* Exercise objective:
Quote the data below in full, minus the images.

****************************************

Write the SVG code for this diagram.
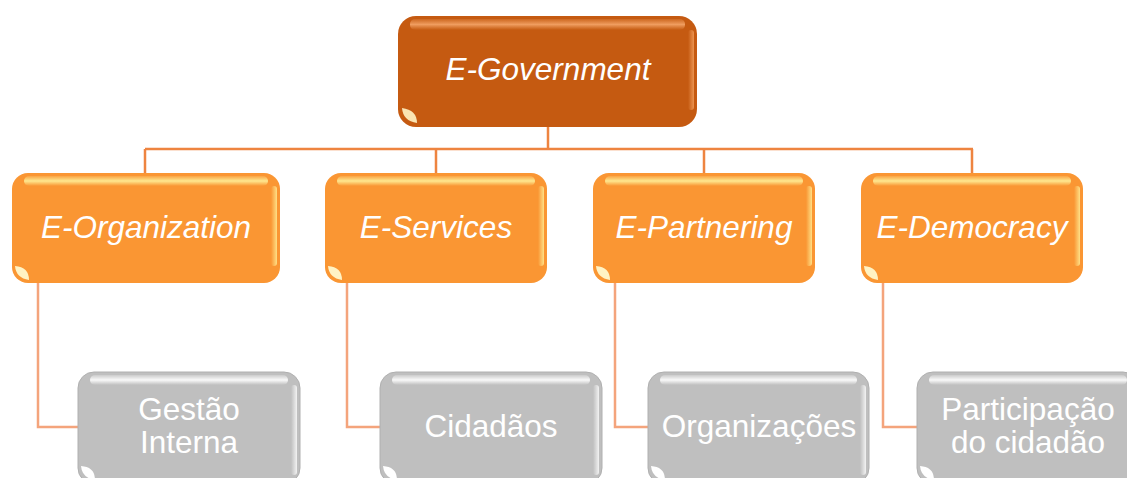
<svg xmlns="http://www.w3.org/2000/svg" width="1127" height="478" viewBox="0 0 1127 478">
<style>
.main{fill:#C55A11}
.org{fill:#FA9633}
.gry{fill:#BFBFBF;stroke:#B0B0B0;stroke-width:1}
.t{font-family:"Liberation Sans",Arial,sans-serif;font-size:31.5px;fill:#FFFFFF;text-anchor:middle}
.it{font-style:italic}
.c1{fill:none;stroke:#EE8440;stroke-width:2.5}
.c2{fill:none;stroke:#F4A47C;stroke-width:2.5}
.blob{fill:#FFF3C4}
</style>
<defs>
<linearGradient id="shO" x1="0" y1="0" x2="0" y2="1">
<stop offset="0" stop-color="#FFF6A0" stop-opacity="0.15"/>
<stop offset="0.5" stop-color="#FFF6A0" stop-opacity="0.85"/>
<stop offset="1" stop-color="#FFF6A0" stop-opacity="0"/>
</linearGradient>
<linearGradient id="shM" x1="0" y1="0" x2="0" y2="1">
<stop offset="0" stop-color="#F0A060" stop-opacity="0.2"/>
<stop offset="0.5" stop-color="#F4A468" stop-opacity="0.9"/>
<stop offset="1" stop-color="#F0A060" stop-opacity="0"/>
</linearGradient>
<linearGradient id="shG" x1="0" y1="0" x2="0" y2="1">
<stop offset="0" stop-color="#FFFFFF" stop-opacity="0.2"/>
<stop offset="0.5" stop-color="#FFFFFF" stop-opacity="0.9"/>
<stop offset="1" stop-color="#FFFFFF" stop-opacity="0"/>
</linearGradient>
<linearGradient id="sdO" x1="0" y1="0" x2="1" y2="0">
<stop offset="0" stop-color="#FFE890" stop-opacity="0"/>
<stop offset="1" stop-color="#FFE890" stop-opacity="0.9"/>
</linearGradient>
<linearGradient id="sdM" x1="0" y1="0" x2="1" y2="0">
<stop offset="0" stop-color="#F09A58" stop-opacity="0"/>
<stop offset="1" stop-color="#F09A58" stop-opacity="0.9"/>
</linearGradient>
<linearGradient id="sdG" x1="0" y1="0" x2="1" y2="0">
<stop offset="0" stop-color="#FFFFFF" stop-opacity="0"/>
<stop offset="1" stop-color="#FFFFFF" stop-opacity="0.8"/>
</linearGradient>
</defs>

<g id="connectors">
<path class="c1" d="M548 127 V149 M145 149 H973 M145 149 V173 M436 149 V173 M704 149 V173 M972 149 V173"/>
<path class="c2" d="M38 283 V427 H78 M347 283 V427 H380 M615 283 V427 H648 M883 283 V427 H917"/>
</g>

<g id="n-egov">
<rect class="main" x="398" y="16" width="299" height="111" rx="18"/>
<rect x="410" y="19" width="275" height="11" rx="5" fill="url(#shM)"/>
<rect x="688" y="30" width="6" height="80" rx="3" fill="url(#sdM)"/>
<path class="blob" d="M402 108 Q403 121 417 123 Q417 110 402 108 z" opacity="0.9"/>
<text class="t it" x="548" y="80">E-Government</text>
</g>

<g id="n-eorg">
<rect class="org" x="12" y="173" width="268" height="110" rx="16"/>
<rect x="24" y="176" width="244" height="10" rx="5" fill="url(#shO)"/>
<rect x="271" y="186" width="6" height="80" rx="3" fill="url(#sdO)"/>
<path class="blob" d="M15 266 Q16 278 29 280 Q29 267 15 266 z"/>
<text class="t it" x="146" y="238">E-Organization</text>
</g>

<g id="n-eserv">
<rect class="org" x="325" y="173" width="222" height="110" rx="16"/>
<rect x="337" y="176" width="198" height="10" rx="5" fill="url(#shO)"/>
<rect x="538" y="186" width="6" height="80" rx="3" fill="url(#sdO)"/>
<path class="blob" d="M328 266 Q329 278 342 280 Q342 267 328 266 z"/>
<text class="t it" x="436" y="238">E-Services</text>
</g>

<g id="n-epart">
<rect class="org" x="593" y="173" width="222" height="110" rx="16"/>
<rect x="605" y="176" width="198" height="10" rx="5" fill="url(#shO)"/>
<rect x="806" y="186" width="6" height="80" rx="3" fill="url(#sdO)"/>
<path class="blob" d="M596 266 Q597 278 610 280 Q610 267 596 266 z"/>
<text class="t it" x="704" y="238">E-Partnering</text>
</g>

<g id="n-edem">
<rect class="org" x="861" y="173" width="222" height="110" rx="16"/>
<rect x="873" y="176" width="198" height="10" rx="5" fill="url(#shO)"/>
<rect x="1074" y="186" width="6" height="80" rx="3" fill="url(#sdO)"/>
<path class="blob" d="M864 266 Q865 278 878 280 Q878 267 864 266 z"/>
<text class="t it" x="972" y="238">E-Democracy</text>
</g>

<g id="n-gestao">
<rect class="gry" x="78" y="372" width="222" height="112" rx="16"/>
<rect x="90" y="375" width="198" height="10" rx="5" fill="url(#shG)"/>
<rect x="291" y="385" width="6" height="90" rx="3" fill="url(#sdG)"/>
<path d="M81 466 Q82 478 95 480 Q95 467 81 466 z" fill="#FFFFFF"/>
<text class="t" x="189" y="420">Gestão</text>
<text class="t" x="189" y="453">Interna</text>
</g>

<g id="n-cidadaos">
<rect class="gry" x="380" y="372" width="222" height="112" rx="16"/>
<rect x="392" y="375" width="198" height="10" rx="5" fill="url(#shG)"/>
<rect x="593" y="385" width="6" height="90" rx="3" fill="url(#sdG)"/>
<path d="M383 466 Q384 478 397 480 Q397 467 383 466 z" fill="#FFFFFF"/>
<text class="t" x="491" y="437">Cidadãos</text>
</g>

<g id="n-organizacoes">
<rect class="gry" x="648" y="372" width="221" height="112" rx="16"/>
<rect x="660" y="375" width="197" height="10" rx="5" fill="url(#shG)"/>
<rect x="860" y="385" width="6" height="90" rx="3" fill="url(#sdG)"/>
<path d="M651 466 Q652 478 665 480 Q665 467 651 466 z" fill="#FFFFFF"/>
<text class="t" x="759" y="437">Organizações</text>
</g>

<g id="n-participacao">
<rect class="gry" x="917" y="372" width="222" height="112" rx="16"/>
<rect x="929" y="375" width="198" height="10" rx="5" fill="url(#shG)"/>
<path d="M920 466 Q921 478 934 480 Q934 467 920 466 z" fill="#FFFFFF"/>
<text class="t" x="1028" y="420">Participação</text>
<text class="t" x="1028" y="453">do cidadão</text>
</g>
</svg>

****************************************

* Exercise response:
Write the SVG code for this diagram.
<svg xmlns="http://www.w3.org/2000/svg" width="1127" height="478" viewBox="0 0 1127 478">
<style>
.main{fill:#C55A11}
.org{fill:#FA9633}
.gry{fill:#BFBFBF;stroke:#B0B0B0;stroke-width:1}
.t{font-family:"Liberation Sans",Arial,sans-serif;font-size:31.5px;fill:#FFFFFF;text-anchor:middle}
.it{font-style:italic}
.c1{fill:none;stroke:#EE8440;stroke-width:2.5}
.c2{fill:none;stroke:#F4A47C;stroke-width:2.5}
.blob{fill:#FFF3C4}
</style>
<defs>
<linearGradient id="shO" x1="0" y1="0" x2="0" y2="1">
<stop offset="0" stop-color="#FFF6A0" stop-opacity="0.15"/>
<stop offset="0.5" stop-color="#FFF6A0" stop-opacity="0.85"/>
<stop offset="1" stop-color="#FFF6A0" stop-opacity="0"/>
</linearGradient>
<linearGradient id="shM" x1="0" y1="0" x2="0" y2="1">
<stop offset="0" stop-color="#F0A060" stop-opacity="0.2"/>
<stop offset="0.5" stop-color="#F4A468" stop-opacity="0.9"/>
<stop offset="1" stop-color="#F0A060" stop-opacity="0"/>
</linearGradient>
<linearGradient id="shG" x1="0" y1="0" x2="0" y2="1">
<stop offset="0" stop-color="#FFFFFF" stop-opacity="0.2"/>
<stop offset="0.5" stop-color="#FFFFFF" stop-opacity="0.9"/>
<stop offset="1" stop-color="#FFFFFF" stop-opacity="0"/>
</linearGradient>
<linearGradient id="sdO" x1="0" y1="0" x2="1" y2="0">
<stop offset="0" stop-color="#FFE890" stop-opacity="0"/>
<stop offset="1" stop-color="#FFE890" stop-opacity="0.9"/>
</linearGradient>
<linearGradient id="sdM" x1="0" y1="0" x2="1" y2="0">
<stop offset="0" stop-color="#F09A58" stop-opacity="0"/>
<stop offset="1" stop-color="#F09A58" stop-opacity="0.9"/>
</linearGradient>
<linearGradient id="sdG" x1="0" y1="0" x2="1" y2="0">
<stop offset="0" stop-color="#FFFFFF" stop-opacity="0"/>
<stop offset="1" stop-color="#FFFFFF" stop-opacity="0.8"/>
</linearGradient>
</defs>

<g id="connectors">
<path class="c1" d="M548 127 V149 M145 149 H973 M145 149 V173 M436 149 V173 M704 149 V173 M972 149 V173"/>
<path class="c2" d="M38 283 V427 H78 M347 283 V427 H380 M615 283 V427 H648 M883 283 V427 H917"/>
</g>

<g id="n-egov">
<rect class="main" x="398" y="16" width="299" height="111" rx="18"/>
<rect x="410" y="19" width="275" height="11" rx="5" fill="url(#shM)"/>
<rect x="688" y="30" width="6" height="80" rx="3" fill="url(#sdM)"/>
<path class="blob" d="M402 108 Q403 121 417 123 Q417 110 402 108 z" opacity="0.9"/>
<text class="t it" x="548" y="80">E-Government</text>
</g>

<g id="n-eorg">
<rect class="org" x="12" y="173" width="268" height="110" rx="16"/>
<rect x="24" y="176" width="244" height="10" rx="5" fill="url(#shO)"/>
<rect x="271" y="186" width="6" height="80" rx="3" fill="url(#sdO)"/>
<path class="blob" d="M15 266 Q16 278 29 280 Q29 267 15 266 z"/>
<text class="t it" x="146" y="238">E-Organization</text>
</g>

<g id="n-eserv">
<rect class="org" x="325" y="173" width="222" height="110" rx="16"/>
<rect x="337" y="176" width="198" height="10" rx="5" fill="url(#shO)"/>
<rect x="538" y="186" width="6" height="80" rx="3" fill="url(#sdO)"/>
<path class="blob" d="M328 266 Q329 278 342 280 Q342 267 328 266 z"/>
<text class="t it" x="436" y="238">E-Services</text>
</g>

<g id="n-epart">
<rect class="org" x="593" y="173" width="222" height="110" rx="16"/>
<rect x="605" y="176" width="198" height="10" rx="5" fill="url(#shO)"/>
<rect x="806" y="186" width="6" height="80" rx="3" fill="url(#sdO)"/>
<path class="blob" d="M596 266 Q597 278 610 280 Q610 267 596 266 z"/>
<text class="t it" x="704" y="238">E-Partnering</text>
</g>

<g id="n-edem">
<rect class="org" x="861" y="173" width="222" height="110" rx="16"/>
<rect x="873" y="176" width="198" height="10" rx="5" fill="url(#shO)"/>
<rect x="1074" y="186" width="6" height="80" rx="3" fill="url(#sdO)"/>
<path class="blob" d="M864 266 Q865 278 878 280 Q878 267 864 266 z"/>
<text class="t it" x="972" y="238">E-Democracy</text>
</g>

<g id="n-gestao">
<rect class="gry" x="78" y="372" width="222" height="112" rx="16"/>
<rect x="90" y="375" width="198" height="10" rx="5" fill="url(#shG)"/>
<rect x="291" y="385" width="6" height="90" rx="3" fill="url(#sdG)"/>
<path d="M81 466 Q82 478 95 480 Q95 467 81 466 z" fill="#FFFFFF"/>
<text class="t" x="189" y="420">Gestão</text>
<text class="t" x="189" y="453">Interna</text>
</g>

<g id="n-cidadaos">
<rect class="gry" x="380" y="372" width="222" height="112" rx="16"/>
<rect x="392" y="375" width="198" height="10" rx="5" fill="url(#shG)"/>
<rect x="593" y="385" width="6" height="90" rx="3" fill="url(#sdG)"/>
<path d="M383 466 Q384 478 397 480 Q397 467 383 466 z" fill="#FFFFFF"/>
<text class="t" x="491" y="437">Cidadãos</text>
</g>

<g id="n-organizacoes">
<rect class="gry" x="648" y="372" width="221" height="112" rx="16"/>
<rect x="660" y="375" width="197" height="10" rx="5" fill="url(#shG)"/>
<rect x="860" y="385" width="6" height="90" rx="3" fill="url(#sdG)"/>
<path d="M651 466 Q652 478 665 480 Q665 467 651 466 z" fill="#FFFFFF"/>
<text class="t" x="759" y="437">Organizações</text>
</g>

<g id="n-participacao">
<rect class="gry" x="917" y="372" width="222" height="112" rx="16"/>
<rect x="929" y="375" width="198" height="10" rx="5" fill="url(#shG)"/>
<path d="M920 466 Q921 478 934 480 Q934 467 920 466 z" fill="#FFFFFF"/>
<text class="t" x="1028" y="420">Participação</text>
<text class="t" x="1028" y="453">do cidadão</text>
</g>
</svg>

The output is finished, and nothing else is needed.